OBJECTIVE:
Print the lines of the listing below verbatim from its first line through the line bearing "from matplotlib.ticker import MultipleLocator". Any pictures are to be omitted.

DATASET ENTRIES:
::::

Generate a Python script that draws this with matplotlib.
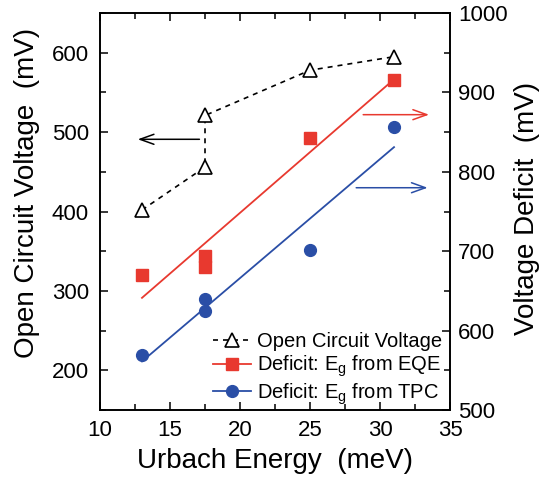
import numpy as np
import matplotlib
matplotlib.use('Agg')
import matplotlib.pyplot as plt
from matplotlib.lines import Line2D
from matplotlib.ticker import MultipleLocator

plt.rcParams['font.family'] = ['Liberation Sans', 'DejaVu Sans']
plt.rcParams['mathtext.default'] = 'regular'

# Urbach energy of each cell (meV)
urbach = [13, 17.5, 17.5, 25, 31]
# open circuit voltage (mV), in the order the dashed line joins them
voc = [402, 456, 521, 578, 595]
# voltage deficit (mV) with the band gap taken from EQE and from TPC
deficitEQE = [670, 694, 680, 843, 916]
deficitTPC = [569, 640, 625, 701, 856]

RED = '#e8392f'
BLUE = '#2a4ea6'

fig = plt.figure(figsize=(5.42, 4.83), dpi=100)
ax = fig.add_axes([0.1845, 0.151, 0.6458, 0.822])
ax2 = ax.twinx()

# Voc on the left axis
ax.plot(urbach, voc, color='black', ls=(0, (3, 3)), lw=1.2,
        marker='^', ms=10.5, mfc='white', mec='black', mew=1.2)

# deficits on the right axis, with straight-line fits
xs = np.array([min(urbach), max(urbach)])
for y, c, m in [(deficitEQE, RED, 's'), (deficitTPC, BLUE, 'o')]:
    k, b = np.polyfit(urbach, y, 1)
    ax2.plot(xs, k * xs + b, color=c, lw=1.3)
    ax2.plot(urbach, y, ls='none', marker=m, ms=8.5, color=c, mec=c)

# arrows showing which axis belongs to which data
arr = dict(arrowstyle='->,head_length=1.0,head_width=0.36', lw=1.1)
ax.annotate('', xy=(12.5, 491), xytext=(17.3, 491),
            arrowprops=dict(arr, color='black'))
ax2.annotate('', xy=(33.7, 872), xytext=(28.6, 872),
             arrowprops=dict(arr, color=RED))
ax2.annotate('', xy=(33.6, 780), xytext=(28.1, 780),
             arrowprops=dict(arr, color=BLUE))

ax.set_xlim(10, 35)
ax.set_ylim(150, 650)
ax2.set_ylim(500, 1000)
ax.xaxis.set_major_locator(MultipleLocator(5))
ax.xaxis.set_minor_locator(MultipleLocator(2.5))
ax.yaxis.set_major_locator(MultipleLocator(100))
ax.yaxis.set_minor_locator(MultipleLocator(50))
ax.set_yticks([200, 300, 400, 500, 600])
ax2.yaxis.set_major_locator(MultipleLocator(100))
ax2.yaxis.set_minor_locator(MultipleLocator(50))

ax.tick_params(which='both', direction='in', top=True, right=False, labelsize=16)
ax.tick_params(which='major', length=6, width=1.1)
ax.tick_params(which='minor', length=4, width=1.1)
ax.tick_params(axis='x', pad=7)
ax.tick_params(axis='y', pad=8)
ax2.tick_params(which='both', direction='in', labelsize=16, pad=6)
ax2.tick_params(which='major', length=6, width=1.1)
ax2.tick_params(which='minor', length=4, width=1.1)
for a in (ax, ax2):
    for s in a.spines.values():
        s.set_linewidth(1.2)

ax.set_xlabel('Urbach Energy  (meV)', fontsize=20)
ax.set_ylabel('Open Circuit Voltage  (mV)', fontsize=20)
ax2.set_ylabel('Voltage Deficit  (mV)', fontsize=20)
ax.yaxis.set_label_coords(-0.17, 0.547)
ax2.yaxis.set_label_coords(1.183, 0.509)
ax.xaxis.set_label_coords(0.5, -0.095)

handles = [
    Line2D([], [], color='black', ls=(0, (3, 3)), lw=1.2, marker='^', ms=10.5,
           mfc='white', mec='black', mew=1.2),
    Line2D([], [], color=RED, lw=1.3, marker='s', ms=8.5),
    Line2D([], [], color=BLUE, lw=1.3, marker='o', ms=8.5),
]
labels = ['Open Circuit Voltage', 'Deficit: E$_g$ from EQE', 'Deficit: E$_g$ from TPC']
ax2.legend(handles, labels, loc='lower right', frameon=False, fontsize=14.5,
           handlelength=1.9, handletextpad=0.3, labelspacing=0.12,
           borderaxespad=0, bbox_to_anchor=(1.0, -0.012))

fig.savefig('out.png', dpi=100)
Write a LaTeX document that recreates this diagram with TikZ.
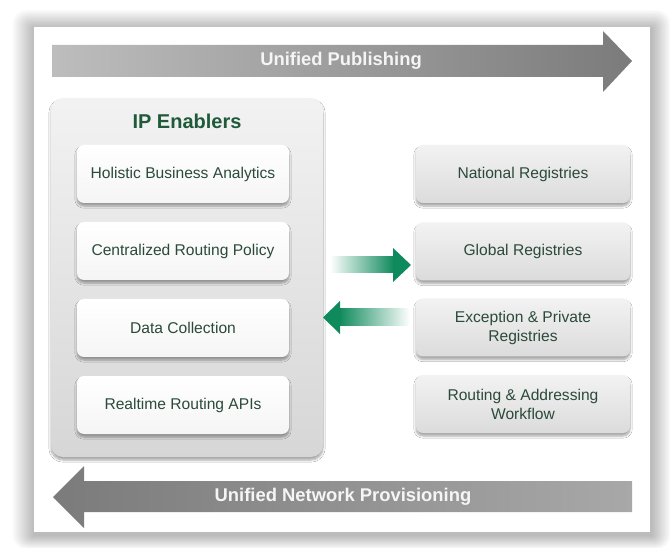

::::

ANSWER:
Generate a Python script that draws this with matplotlib.
import numpy as np
import matplotlib
matplotlib.use('Agg')
import matplotlib.pyplot as plt
from matplotlib.lines import Line2D
from matplotlib.ticker import MultipleLocator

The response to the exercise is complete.